INSURANCE firm Aviva must make sure chief executive Andrew Moss' successor is paid "significantly less", the former head of Greggs said, as shareholders claimed another scalp in their fight to improve performance at big companies.
Aviva announced yesterday Moss will be leaving with immediate effect. The move comes after Aviva suffered the embarrassment of losing a shareholder vote on executive pay at its annual meeting last week.
Aviva shareholder and former chief executive of Newcastle-based bakery chain Greggs, Sir Michael Darrington says the pay for executives “has got out of hand” and suspects that Moss will end up with quite a hefty severance package.
After 24 years as the head of Greggs, Sir Michael left with pay of around £900,000, including bonuses and benefits.
This however appears modest when compared with the multi-million-pound deals handed out in many banks.
Sir Michael, 69, said: “I think the pay has got out of hand for chief executives in general. I am not anti-businesses, I am a capitalist but I am anti-greed, and I think that is what we are seeing now.

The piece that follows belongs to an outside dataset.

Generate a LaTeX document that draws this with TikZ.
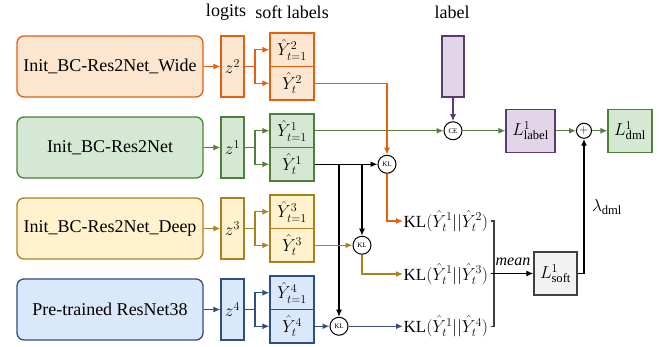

“If you look at Aviva’s share prices from 10 to 12 years ago they were hovering around the £10 mark, now they’re down to £3. In the last decade they have dropped by 70% and they have done this consistently. This means the company is massively under-performing and the leadership needs sorting out.
“I’m pleased Moss has gone but I feel a bit of sympathy for the man personally because too many people like him are earning packages like that and even bigger.
“Maybe that sympathy will disappear when I hear what his severance pay will be. I think what they should do is make sure his successor is given a simpler package and less than Moss was getting.”